WR nebulae are detected in WISE W4 band at 22 μm.

Morphologies classified into bubbles, clumpy/disrupted shells, and mixed types.

Discovery of an infrared-only obscured shell around WR35.

Abstract

We present a morphological study of nebulae around Wolf-Rayet (WR) stars using archival narrow-band optical and Wide-field Infrared Survey Explorer (WISE) infrared images. The comparison among WISE images in different bands and optical images proves to be a very efficient procedure to identify the nebular emission from WR nebulae, and to disentangle it from that of the ISM material along the line of sight.
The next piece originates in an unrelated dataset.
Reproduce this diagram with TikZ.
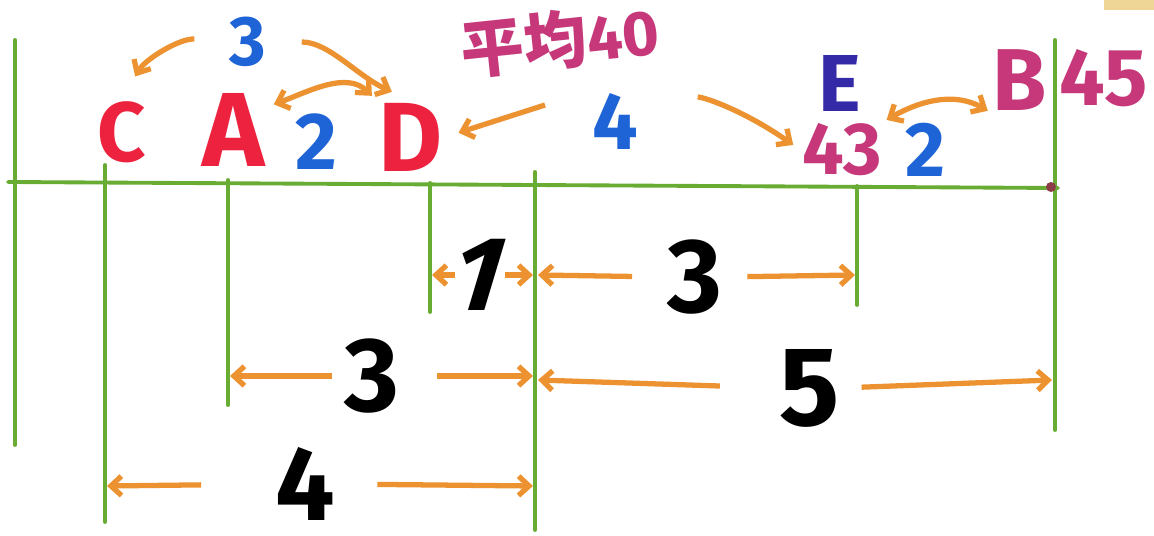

In particular, WR nebulae are clearly detected in the WISE W4 band at 22 $\mu$m. Analysis of available mid-IR Spitzer spectra shows that the emission in this band is dominated by thermal emission from dust spatially coincident with the thin nebular shell or most likely with the leading edge of the nebula. The WR nebulae in our sample present different morphologies that we classified into well defined WR bubbles (bubble ${\cal B}$-type nebulae), clumpy and/or disrupted shells (clumpy/disrupted ${\cal C}$-type nebulae), and material mixed with the diffuse medium (mixed ${\cal M}$-type nebulae). The variety of morphologies presented by WR nebulae shows a loose correlation with the central star spectral type, implying that the nebular and stellar evolutions are not simple and may proceed according to different sequences and time-lapses. We report the discovery of an obscured shell around WR35 only detected in the infrared.